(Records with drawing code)
- - - - -

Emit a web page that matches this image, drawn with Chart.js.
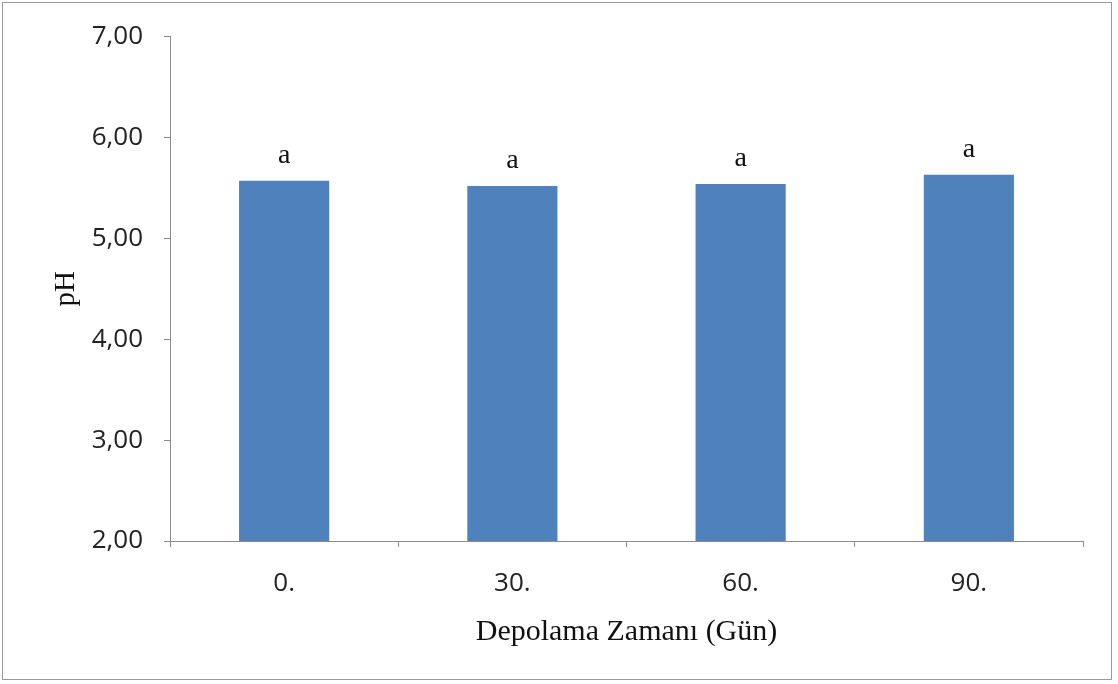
<!DOCTYPE html>
<html>
<head>
<meta charset="utf-8">
<script src="https://cdn.jsdelivr.net/npm/chart.js@4.4.0/dist/chart.umd.min.js"></script>
<style>
  html, body { margin: 0; padding: 0; background: #fff; }
  #wrap { position: absolute; left: 2px; top: 2px; width: 1110px; height: 678px; border: 1px solid #9a9a9a; box-sizing: border-box; }
  #cv { position: absolute; left: 0; top: 0; }
</style>
</head>
<body>
<div id="wrap"></div>
<canvas id="cv" width="1118" height="684"></canvas>
<script>
// gün kategorileri ve pH değerleri
const gunler = ["0.", "30.", "60.", "90."];
const phDegerleri = [5.57, 5.52, 5.54, 5.63];
const harfler = ["a", "a", "a", "a"];
const yTikler = [2, 3, 4, 5, 6, 7];

// çubukların üstüne harfleri yaz
const harfEklentisi = {
    id: "harfler",
    afterDatasetsDraw(chart) {
        const ctx = chart.ctx;
        const meta = chart.getDatasetMeta(0);
        ctx.save();
        ctx.fillStyle = "#111";
        ctx.font = "28px 'Liberation Serif'";
        ctx.textAlign = "center";
        ctx.textBaseline = "alphabetic";
        meta.data.forEach((bar, i) => {
            ctx.fillText(harfler[i], bar.x, bar.y - 18);
        });
        ctx.restore();
    }
};

const ctx = document.getElementById("cv");
new Chart(ctx, {
    type: "bar",
    data: {
        labels: gunler,
        datasets: [{
            label: "pH",
            data: phDegerleri,
            backgroundColor: "#4f81bd",
            barPercentage: 0.395,
            categoryPercentage: 1
        }]
    },
    options: {
        responsive: false,
        animation: false,
        layout: { padding: { left: 49, right: 35, top: 34, bottom: 34 } },
        plugins: {
            legend: { display: false },
            tooltip: { enabled: false }
        },
        scales: {
            x: {
                grid: { drawOnChartArea: false, color: "#8c8c8c", tickLength: 6, offset: true },
                border: { color: "#8c8c8c" },
                ticks: { color: "#222", font: { family: "'Open Sans'", size: 26 }, padding: 21 },
                title: {
                    display: true,
                    text: "Depolama Zamanı (Gün)",
                    color: "#111",
                    font: { family: "'Liberation Serif'", size: 30 },
                    padding: { top: 0, bottom: 0 }
                },
                afterFit(scale) { scale.height = 684 - 541 - 34; }
            },
            y: {
                min: 2,
                max: 7,
                grid: { drawOnChartArea: false, color: "#8c8c8c", tickLength: 6 },
                border: { color: "#8c8c8c" },
                afterBuildTicks(scale) { scale.ticks = yTikler.map(v => ({ value: v })); },
                ticks: {
                    color: "#222",
                    font: { family: "'Open Sans'", size: 26 },
                    padding: 21,
                    callback: v => v.toFixed(2).replace(".", ",")
                },
                title: {
                    display: true,
                    text: "pH",
                    color: "#111",
                    font: { family: "'Liberation Serif'", size: 29 },
                    padding: { top: 0, bottom: 0 }
                },
                afterFit(scale) { scale.width = 170 - 49; }
            }
        }
    },
    plugins: [harfEklentisi]
});
</script>
</body>
</html>
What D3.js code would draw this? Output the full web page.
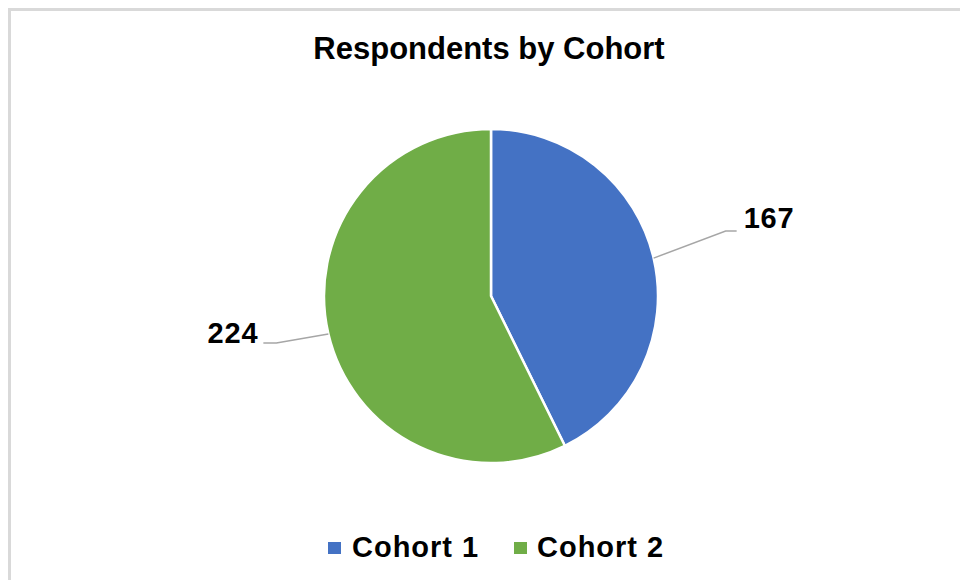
<!DOCTYPE html>
<html>
<head>
<meta charset="utf-8">
<script src="https://cdn.jsdelivr.net/npm/d3@7"></script>
<style>
  html, body { margin: 0; padding: 0; background: #fff; }
  svg { display: block; font-family: "Liberation Sans", Arial, sans-serif; }
</style>
</head>
<body>
<svg id="chart" width="960" height="580"></svg>
<script>
// Chart data
const categories = ["Cohort 1", "Cohort 2"];
const values = [167, 224];
const colors = ["#4472C4", "#70AD47"];
const title = "Respondents by Cohort";

// Leader-line elbow offsets (from the arc edge) and label side
const leaderOffsets = [
  { dx: 72, dy: -27, run: 11, side: 1 },
  { dx: -52, dy: 9, run: -13, side: -1 }
];

const svg = d3.select("#chart");
const W = 960, H = 580;
const cx = 491, cy = 296, radius = 167;

// Chart area frame
svg.append("rect")
  .attr("x", 9.5).attr("y", 9.5)
  .attr("width", W + 20).attr("height", H + 20)
  .attr("fill", "#fff")
  .attr("stroke", "#d9d9d9")
  .attr("stroke-width", 3);

// Title
svg.append("text")
  .attr("x", 489).attr("y", 59)
  .attr("text-anchor", "middle")
  .attr("font-size", 31)
  .attr("font-weight", "bold")
  .attr("fill", "#000")
  .text(title);

const pie = d3.pie().sort(null).value(d => d)(values);
const arc = d3.arc().innerRadius(0).outerRadius(radius);

const g = svg.append("g").attr("transform", `translate(${cx},${cy})`);

g.selectAll("path.slice")
  .data(pie)
  .join("path")
  .attr("class", "slice")
  .attr("d", arc)
  .attr("fill", (d, i) => colors[i])
  .attr("stroke", "#fff")
  .attr("stroke-width", 2.5)
  .attr("stroke-linejoin", "round");

// Data labels with leader lines
pie.forEach((d, i) => {
  const a = (d.startAngle + d.endAngle) / 2;
  const p0 = [radius * Math.sin(a), -radius * Math.cos(a)];
  const o = leaderOffsets[i];
  const p1 = [p0[0] + o.dx, p0[1] + o.dy];
  const p2 = [p1[0] + o.run, p1[1]];
  g.append("polyline")
    .attr("points", [p0, p1, p2].map(p => p.join(",")).join(" "))
    .attr("fill", "none")
    .attr("stroke", "#a6a6a6")
    .attr("stroke-width", 1.5);
  g.append("text")
    .attr("x", p2[0] + o.side * (o.side > 0 ? 7 : 5))
    .attr("y", p2[1] + (o.side > 0 ? -3 : 0))
    .attr("text-anchor", o.side > 0 ? "start" : "end")
    .attr("font-size", 29)
    .attr("letter-spacing", 0.8)
    .attr("font-weight", "bold")
    .attr("fill", "#000")
    .text(values[i]);
});

// Legend
const legendItems = [
  { x: 328, textX: 352 },
  { x: 514, textX: 537 }
];
const legend = svg.append("g");
categories.forEach((c, i) => {
  legend.append("rect")
    .attr("x", legendItems[i].x).attr("y", 542)
    .attr("width", 13).attr("height", 12)
    .attr("fill", colors[i]);
  legend.append("text")
    .attr("x", legendItems[i].textX).attr("y", 557)
    .attr("font-size", 29)
    .attr("letter-spacing", 1)
    .attr("font-weight", "bold")
    .attr("fill", "#000")
    .text(c);
});
</script>
</body>
</html>
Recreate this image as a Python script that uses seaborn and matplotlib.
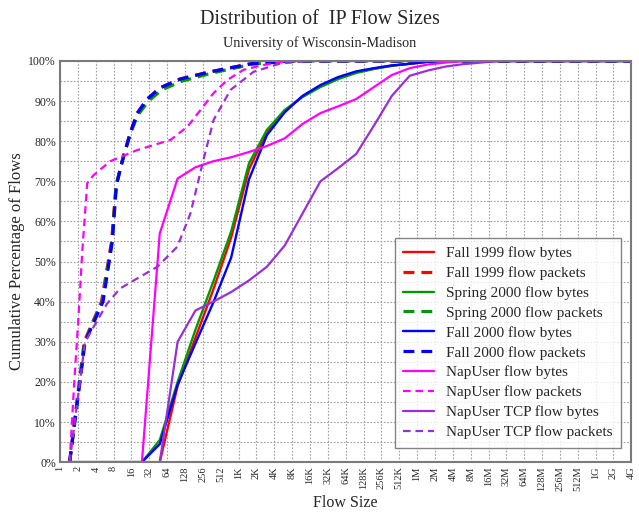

- - - - -

# WORK TO DO
Say how many lines above contain the string "page". Answer with the number only.

# REPLY TO THE TASK
2